Ok,  a bit of background first.  When I was using Nikon, the 50mm f1.8 was probably my favorite lens. Even though it was a bit too tight on crop, working at an effective 75mm focal length, it always gave me beautiful, sharp images with a nice overall look, and the f1.8 aperture allowed for low light shooting as well as some shallow depth of field. And that lens was fairly cheap as well, what a stellar performer!

Then I moved to Canon and I was quite pleased to notice that Canon’s own 50mm f1.8 was even cheaper than Nikon’s! Holy guacamole! Instant buy! I was able to get it along with my 6D for just 60$ on top of the camera’s price, how could I ever resist it? That small, tiny, cheap lens would have allowed me to enjoy my new camera for next to no price, what a glorious day.

Except it was crap.

Ok, let’s be more precise. The older Canon 50mm f1.8 mkII was not a bad lens in terms of image quality.

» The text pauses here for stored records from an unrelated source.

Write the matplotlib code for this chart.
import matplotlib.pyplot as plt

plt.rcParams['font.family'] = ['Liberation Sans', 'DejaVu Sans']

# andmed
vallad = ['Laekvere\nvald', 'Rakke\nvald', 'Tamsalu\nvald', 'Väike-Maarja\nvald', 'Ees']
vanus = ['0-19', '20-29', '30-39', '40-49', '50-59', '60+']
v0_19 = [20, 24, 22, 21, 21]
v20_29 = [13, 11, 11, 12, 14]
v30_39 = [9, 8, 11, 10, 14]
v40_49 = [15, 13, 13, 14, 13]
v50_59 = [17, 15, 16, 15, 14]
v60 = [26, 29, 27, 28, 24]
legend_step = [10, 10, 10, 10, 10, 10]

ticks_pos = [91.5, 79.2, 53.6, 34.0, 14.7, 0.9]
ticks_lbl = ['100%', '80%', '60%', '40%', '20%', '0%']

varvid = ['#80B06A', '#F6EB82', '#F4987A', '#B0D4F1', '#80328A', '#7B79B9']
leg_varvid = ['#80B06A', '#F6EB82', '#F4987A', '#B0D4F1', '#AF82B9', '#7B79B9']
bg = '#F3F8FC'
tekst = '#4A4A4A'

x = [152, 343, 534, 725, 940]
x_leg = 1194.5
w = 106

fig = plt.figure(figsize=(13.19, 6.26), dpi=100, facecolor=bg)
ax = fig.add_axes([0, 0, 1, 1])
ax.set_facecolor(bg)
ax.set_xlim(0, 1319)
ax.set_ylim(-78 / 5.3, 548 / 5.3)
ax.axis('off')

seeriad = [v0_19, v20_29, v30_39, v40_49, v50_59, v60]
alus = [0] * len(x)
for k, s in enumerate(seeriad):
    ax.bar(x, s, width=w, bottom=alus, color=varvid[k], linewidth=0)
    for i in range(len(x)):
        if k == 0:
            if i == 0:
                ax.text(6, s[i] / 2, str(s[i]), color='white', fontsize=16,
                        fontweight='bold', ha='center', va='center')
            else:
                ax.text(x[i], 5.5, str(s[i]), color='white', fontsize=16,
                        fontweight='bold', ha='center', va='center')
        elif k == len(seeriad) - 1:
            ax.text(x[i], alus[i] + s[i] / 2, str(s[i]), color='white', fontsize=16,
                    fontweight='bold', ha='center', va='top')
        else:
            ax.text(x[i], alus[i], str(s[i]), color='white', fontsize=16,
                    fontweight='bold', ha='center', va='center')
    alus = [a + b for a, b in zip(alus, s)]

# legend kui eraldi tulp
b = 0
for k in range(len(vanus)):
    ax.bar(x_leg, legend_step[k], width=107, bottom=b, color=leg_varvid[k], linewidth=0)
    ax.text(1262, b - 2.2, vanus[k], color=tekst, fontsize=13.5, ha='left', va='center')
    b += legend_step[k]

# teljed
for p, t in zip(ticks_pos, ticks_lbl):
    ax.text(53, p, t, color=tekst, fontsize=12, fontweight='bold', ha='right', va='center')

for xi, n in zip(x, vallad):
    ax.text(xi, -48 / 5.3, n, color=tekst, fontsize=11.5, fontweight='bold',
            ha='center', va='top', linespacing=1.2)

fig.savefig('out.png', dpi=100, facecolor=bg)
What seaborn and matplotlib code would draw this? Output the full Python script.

Images are actually quite sharp! The main problem was the autofocus. There are times when you have all the time in the world to let your camera focus on a stationary subject, and then there are times when your subject is moving either left or right, away from you or in your direction, and light conditions cannot always be ideal. Using the old 50mm f1.8 mkII was like this:

Me:”Oh, I’d like to focus on that person wearing a black and white shirt, plenty of contrast, no problem, right?”

Camera:”EASY, NO WORRIES MATE”

50mm f1.8 mkII:”WHAT….*wjiiirrrrrrr  frrrrr  graarrrpppp fziiiiiiii”

Me:”Hey, I’m still waiting…”

Camera:”It’s ok, I got this…”

50mm f1.8 mkII:”*wiiirrrrrrrrrrr grraaarr breeeeeee frrrrrr”

And that’s how I missed a lot of shots. I ended up selling it, I prefer a less-than-sharp image rather than no picture at all because the autofocus system didn’t work properly. There’s a reason why that lens is called “the plastic fantastic”, it’s really built poorly.

I’ve spent a bit of time looking for an alternative, but third party options were a bit expensive and the new 40mm pancake lens though very good was not exactly what I was looking for since it’s only f2.8.

Selling my old 50mm f1.8 mkII turned out to be extremely well timed, as rumors regarding a new version started to float soon after I departed from that lens.

A lot of people on the interwebs were expecting image stabilization and a 200$ price tag. Instead Canon gave us a 50mm f1.8 with the new Af motor that they’ve been using on most of their new lenses, called STM, for 125$.

By Canon’s own admission, the new lens has same optics as the old one. For some people this is outrageous, but I’ve never considered image quality to be an issue with the old model, so I don’t really care about that. The Af motor on the other hand improved drastically, it works! And it works well! I can now TAKE pictures, instead of hoping that the lens will allow me to do so! What a time to be alive.

Safe(ish)

The build quality has been improved as well, it now feels like something that will last for a reasonable amount of time.

House front

Another difference are the aperture blades, the old design had only 5, this one has 7. This means that the bokeh (out of focus areas) should look more pleasingly. Well, the bokeh of the old lens looked like crap, the new one looks slightly less like a crap. It’s still a victory I guess? But when I shoot at f1.8 / f2 with that lens I’ll always try to soften or blur the background a bit.

All in all I’d definitely recommend this lens to anyone looking for a cheap, light, pocket-able lens. The older 50mm f1.8 mkII is being sold by everyone, everywhere. If you join a Facebook group for second hand camera stuff, you’ll notice that every other thread is made by someone trying to sell the older lens. I’m all in for saving $$$, but in this case just get the new one, it’s better, built better, looks better, performs better.